2. Relevant equations
Vector =ai +bj

3. The attempt at a solution

By using trigonometry, I found the following triangles : (-7.51, 2.74, 8)
(1.035, -5.91, 6)

So :

D=(1.035i-5.91j)-(-7.51i+2.74j)

D=8.545i-8.65j

I don't know why it isn't workng. I know that my answer isn't good. But I know that my steps are good.

Last edited: Sep 23, 2015
2. Sep 23, 2015

### axmls

What is a degree "north of the south"?

You'll also have to elaborate on the trigonometry you used.

3. Sep 23, 2015

### astrololo

Oh, sorry I meant north of west. Not south. The trigonometry that I used is sin angle =opposite side/ hypoth and cos angle = adjacent side / hypoth to find the composents of my triangle

4. Sep 23, 2015

### HallsofIvy

Staff Emeritus

It's not clear to me what you mean by
What information do those numbers give us about the triangles? Those cannot be lengths of side or angles because they have negative numbers.
You write, as a "relevant equation", "Vector ai+ bj" so I would think that you would be aware that the vector "8m 20 degrees north of the west" gives a= -8 cos(20) and b= 8 sin(20): (-8 cos(20))i+ (8 sin(20))j. Similarly, "6 m 80 degrees south of east" gives 6 cos(80)i- 8 sin(80)j. Add those.

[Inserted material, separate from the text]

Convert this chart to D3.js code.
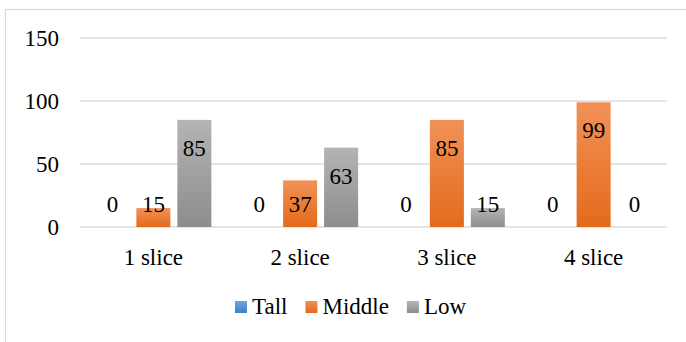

Another way to do this is to draw those two vectors and see that they form two sides of a right triangle of length 6 and 8 with angle between them of 70 degrees.

5. Sep 23, 2015

### astrololo

"What information do those numbers give us about the triangles? Those cannot be lengths of side or angles because they have negative numbers."

Sorry I included the negatives to indicate their direction.

You write, as a "relevant equation", "Vector ai+ bj" so I would think that you would be aware that the vector "8m 20 degrees north of the west" gives a= -8 cos(20) and b= 8 sin(20): (-8 cos(20))i+ (8 sin(20))j. Similarly, "6 m 80 degrees south of east" gives 6 cos(80)i- 8 sin(80)j. Add those.

I think you did an error. It's 6*sin(80) not 8*sin(80). Also, how come that we add them ? I thought that we needed to substract the initial one from the final. I mean, the formula is vector S = vector R - vector R initial (R being the position)

6. Sep 23, 2015

### astrololo

Help please !

7. Sep 23, 2015

### axmls

I'm a little confused by the wording of the question. Typically it would be asking for the vector from the starting point (the origin) to the final position, in which case you would add them. It seems odd to ask for the difference of the two vectors, but if that's the case, I believe your answer is correct.

8. Sep 23, 2015

### astrololo

No, sorry this my error. The question is asking for the final position, not for the difference of final position and initial position. So this is why we're adding the initial position plus the second diplacement of the object.

9. Sep 23, 2015

### axmls

The final position is given by the vector sum of the two vectors you use to get to the final position. That's how we define addition of vectors (just think about how we add two vectors graphically).

10. Sep 23, 2015

### astrololo

Yes, but my mistake was thinking that the question asked for the difference between the final and initial position. (The displacement from initial to final) Now I understand that this wasn't the case.